AVAILABLE RECORDS ▸
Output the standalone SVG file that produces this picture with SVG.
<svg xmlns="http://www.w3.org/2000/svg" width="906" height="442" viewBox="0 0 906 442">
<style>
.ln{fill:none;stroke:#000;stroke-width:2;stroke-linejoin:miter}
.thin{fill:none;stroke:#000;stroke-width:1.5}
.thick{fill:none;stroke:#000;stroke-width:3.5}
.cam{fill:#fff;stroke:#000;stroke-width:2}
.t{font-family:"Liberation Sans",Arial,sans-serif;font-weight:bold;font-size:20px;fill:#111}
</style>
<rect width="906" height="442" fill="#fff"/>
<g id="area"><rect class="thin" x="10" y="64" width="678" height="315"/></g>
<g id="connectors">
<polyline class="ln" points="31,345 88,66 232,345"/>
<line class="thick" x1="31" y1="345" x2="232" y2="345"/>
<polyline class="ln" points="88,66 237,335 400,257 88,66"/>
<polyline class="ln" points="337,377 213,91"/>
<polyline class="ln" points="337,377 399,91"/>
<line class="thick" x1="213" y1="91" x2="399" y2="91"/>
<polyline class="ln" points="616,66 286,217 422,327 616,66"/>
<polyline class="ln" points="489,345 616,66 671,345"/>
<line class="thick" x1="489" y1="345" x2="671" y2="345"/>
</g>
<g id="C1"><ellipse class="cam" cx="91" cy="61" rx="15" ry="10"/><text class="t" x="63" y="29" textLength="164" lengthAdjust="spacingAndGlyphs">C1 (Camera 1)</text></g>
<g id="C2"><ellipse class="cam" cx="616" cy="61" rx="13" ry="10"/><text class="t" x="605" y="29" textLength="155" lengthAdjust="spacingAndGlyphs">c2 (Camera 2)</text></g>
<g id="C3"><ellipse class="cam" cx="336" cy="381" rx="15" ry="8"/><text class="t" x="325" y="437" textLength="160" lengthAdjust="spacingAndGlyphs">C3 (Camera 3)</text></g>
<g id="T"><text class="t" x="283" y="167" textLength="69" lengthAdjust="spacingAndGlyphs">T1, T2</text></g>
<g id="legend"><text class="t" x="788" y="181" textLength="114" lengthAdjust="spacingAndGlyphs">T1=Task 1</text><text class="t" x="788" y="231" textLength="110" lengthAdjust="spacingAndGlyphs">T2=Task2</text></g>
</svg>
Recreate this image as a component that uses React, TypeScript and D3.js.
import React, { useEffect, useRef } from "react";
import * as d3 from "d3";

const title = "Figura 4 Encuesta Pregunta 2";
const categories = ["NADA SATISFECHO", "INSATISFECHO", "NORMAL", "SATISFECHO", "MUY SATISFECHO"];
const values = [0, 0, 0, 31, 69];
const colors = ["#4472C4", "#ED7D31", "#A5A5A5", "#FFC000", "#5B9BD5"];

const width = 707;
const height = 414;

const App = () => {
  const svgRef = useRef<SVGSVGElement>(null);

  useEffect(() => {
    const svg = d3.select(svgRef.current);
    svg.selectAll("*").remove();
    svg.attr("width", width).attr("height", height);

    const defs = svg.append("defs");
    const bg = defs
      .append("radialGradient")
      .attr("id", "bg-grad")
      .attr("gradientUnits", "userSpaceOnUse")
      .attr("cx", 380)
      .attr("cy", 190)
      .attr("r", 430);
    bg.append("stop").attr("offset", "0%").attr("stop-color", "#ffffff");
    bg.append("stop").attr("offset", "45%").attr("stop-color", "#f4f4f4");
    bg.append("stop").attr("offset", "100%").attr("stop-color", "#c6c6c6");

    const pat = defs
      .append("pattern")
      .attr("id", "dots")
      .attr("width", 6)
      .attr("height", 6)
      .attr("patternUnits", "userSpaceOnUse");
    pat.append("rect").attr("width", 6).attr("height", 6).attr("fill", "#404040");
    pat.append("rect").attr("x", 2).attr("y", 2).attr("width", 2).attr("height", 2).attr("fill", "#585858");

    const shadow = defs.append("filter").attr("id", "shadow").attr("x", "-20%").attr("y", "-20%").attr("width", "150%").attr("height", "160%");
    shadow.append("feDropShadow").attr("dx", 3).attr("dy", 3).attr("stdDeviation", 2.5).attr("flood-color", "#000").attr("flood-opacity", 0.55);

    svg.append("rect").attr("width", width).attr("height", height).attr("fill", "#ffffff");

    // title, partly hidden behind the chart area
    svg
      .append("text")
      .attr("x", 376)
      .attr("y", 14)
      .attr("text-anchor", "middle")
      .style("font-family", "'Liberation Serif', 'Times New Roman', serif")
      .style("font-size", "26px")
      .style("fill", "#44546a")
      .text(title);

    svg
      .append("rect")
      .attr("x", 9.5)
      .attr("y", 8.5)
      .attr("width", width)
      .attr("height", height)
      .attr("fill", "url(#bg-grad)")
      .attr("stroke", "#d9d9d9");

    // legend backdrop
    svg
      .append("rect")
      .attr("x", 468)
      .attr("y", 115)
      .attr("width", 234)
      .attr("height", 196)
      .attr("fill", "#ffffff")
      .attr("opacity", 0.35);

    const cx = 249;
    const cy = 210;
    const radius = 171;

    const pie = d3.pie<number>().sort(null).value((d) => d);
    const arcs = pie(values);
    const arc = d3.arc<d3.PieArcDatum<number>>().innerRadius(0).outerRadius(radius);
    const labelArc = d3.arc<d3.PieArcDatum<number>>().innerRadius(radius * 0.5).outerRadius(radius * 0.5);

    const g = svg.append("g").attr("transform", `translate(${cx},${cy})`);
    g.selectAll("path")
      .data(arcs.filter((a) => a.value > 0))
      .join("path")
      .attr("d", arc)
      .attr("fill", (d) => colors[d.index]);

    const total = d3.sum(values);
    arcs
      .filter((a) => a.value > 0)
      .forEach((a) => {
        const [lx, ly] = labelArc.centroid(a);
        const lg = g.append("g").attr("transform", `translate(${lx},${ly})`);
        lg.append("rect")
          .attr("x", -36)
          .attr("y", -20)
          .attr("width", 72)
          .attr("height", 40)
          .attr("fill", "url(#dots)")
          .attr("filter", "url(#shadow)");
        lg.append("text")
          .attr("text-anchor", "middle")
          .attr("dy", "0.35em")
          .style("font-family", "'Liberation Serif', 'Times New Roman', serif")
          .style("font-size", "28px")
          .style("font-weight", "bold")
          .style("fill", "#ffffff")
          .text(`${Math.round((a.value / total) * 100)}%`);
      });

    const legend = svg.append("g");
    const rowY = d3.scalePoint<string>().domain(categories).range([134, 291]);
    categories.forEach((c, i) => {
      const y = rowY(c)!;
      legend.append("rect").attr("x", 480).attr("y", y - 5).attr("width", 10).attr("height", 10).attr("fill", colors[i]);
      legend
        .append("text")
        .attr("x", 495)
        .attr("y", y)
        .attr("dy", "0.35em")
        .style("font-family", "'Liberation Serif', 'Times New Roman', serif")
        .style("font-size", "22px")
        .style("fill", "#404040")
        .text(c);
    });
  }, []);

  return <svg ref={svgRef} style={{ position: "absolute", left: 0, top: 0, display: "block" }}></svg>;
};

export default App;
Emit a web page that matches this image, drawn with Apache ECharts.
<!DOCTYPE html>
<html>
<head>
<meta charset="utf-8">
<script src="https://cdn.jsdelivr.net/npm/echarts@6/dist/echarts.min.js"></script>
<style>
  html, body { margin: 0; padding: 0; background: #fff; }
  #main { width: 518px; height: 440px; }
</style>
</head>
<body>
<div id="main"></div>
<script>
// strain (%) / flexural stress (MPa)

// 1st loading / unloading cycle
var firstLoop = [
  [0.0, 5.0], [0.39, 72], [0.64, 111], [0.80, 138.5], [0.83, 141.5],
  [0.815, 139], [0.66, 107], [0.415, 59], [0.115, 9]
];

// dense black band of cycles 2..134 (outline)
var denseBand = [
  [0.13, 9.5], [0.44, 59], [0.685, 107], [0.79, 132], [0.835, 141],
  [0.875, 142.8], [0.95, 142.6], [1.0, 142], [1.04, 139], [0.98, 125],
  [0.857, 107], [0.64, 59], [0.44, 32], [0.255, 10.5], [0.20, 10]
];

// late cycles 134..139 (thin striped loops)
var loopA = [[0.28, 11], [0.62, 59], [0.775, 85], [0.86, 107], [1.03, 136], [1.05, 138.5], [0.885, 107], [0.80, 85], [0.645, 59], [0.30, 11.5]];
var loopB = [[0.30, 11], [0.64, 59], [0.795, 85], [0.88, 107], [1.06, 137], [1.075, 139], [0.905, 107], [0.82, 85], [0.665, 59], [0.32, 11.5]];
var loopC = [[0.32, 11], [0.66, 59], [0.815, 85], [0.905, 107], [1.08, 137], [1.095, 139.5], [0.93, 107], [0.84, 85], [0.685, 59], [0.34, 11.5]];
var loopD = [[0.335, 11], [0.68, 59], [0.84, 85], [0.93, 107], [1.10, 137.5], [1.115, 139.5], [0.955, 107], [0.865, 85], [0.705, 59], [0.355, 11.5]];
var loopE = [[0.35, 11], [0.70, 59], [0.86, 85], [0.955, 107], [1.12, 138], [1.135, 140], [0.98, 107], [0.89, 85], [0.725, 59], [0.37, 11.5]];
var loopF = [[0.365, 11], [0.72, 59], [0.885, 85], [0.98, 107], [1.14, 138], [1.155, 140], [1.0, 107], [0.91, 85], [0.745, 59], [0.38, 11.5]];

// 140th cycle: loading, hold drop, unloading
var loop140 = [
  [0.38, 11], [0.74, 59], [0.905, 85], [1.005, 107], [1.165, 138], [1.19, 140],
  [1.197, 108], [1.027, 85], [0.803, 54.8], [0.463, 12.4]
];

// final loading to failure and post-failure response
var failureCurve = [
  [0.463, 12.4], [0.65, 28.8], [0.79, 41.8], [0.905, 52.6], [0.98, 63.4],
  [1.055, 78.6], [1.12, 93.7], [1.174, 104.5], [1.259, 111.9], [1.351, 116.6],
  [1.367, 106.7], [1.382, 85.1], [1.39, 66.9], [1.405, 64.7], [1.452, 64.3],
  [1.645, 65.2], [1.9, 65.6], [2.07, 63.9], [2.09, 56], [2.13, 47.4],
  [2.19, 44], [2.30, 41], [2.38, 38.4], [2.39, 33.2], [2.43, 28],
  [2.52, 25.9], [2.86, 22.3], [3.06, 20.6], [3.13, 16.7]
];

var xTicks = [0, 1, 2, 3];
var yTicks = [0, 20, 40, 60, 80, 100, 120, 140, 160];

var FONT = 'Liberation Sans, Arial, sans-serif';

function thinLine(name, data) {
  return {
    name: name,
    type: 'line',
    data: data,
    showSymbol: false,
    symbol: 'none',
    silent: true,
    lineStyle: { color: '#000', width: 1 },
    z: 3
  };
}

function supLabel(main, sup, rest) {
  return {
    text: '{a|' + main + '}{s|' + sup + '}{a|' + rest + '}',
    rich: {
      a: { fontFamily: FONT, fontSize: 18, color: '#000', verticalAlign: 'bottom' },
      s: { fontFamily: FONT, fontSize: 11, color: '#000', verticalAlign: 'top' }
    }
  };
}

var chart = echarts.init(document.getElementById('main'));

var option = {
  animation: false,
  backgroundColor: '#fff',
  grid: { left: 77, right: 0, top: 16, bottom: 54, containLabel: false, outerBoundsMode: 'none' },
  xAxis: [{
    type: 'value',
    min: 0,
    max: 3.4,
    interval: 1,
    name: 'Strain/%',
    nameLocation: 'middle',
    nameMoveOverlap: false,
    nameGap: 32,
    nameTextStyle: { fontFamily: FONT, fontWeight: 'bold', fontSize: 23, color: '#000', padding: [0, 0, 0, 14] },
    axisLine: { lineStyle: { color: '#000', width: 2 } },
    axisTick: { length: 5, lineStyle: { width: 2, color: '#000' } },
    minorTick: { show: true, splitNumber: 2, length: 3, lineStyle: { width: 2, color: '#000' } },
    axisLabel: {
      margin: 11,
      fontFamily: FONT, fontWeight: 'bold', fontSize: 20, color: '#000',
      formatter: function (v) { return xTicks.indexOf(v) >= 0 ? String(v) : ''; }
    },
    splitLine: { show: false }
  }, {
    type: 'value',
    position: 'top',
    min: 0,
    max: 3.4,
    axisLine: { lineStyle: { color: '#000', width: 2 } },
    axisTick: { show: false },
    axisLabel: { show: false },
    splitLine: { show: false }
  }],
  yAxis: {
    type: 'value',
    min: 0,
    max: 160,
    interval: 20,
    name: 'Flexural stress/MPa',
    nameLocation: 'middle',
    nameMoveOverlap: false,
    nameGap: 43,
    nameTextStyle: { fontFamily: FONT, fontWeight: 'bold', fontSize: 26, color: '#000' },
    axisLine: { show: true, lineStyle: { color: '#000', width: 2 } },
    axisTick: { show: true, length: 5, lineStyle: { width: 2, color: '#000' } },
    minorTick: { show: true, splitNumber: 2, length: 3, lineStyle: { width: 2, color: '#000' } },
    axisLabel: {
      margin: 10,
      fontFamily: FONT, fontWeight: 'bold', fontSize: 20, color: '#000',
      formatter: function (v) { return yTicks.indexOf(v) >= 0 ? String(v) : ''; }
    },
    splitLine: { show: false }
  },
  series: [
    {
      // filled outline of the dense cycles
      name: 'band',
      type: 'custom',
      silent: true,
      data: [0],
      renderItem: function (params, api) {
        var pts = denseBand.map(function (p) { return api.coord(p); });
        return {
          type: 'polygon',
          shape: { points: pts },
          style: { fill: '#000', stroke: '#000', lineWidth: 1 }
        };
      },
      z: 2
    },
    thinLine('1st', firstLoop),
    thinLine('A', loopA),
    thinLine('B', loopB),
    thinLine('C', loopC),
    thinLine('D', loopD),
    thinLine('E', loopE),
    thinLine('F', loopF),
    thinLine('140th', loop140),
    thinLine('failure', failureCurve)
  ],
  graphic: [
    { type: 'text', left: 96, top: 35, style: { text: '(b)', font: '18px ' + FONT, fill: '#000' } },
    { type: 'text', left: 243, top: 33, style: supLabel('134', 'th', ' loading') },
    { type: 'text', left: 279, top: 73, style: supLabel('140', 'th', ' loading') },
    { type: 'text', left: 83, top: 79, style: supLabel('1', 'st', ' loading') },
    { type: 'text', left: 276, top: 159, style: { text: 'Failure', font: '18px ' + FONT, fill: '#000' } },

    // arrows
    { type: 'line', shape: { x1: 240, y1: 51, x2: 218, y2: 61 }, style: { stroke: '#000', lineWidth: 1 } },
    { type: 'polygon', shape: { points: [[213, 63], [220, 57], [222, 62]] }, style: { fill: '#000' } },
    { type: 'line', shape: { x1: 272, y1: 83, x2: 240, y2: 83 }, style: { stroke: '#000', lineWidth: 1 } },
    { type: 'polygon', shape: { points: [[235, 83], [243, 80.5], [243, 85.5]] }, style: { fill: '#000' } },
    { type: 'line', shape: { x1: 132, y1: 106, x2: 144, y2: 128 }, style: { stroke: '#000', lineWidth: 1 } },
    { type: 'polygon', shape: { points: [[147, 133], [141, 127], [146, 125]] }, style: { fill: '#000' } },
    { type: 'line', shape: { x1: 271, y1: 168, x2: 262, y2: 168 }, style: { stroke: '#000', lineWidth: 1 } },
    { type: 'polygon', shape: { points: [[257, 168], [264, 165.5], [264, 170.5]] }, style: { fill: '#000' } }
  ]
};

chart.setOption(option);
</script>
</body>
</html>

TASK DIRECTIONS ▸
Starting at the line that contains "Recreate this image", repeat each line exactly, and stop after the line that contains "const height = 414;".

WRITTEN ANSWER ▸
Recreate this image as a component that uses React, TypeScript and D3.js.
import React, { useEffect, useRef } from "react";
import * as d3 from "d3";

const title = "Figura 4 Encuesta Pregunta 2";
const categories = ["NADA SATISFECHO", "INSATISFECHO", "NORMAL", "SATISFECHO", "MUY SATISFECHO"];
const values = [0, 0, 0, 31, 69];
const colors = ["#4472C4", "#ED7D31", "#A5A5A5", "#FFC000", "#5B9BD5"];

const width = 707;
const height = 414;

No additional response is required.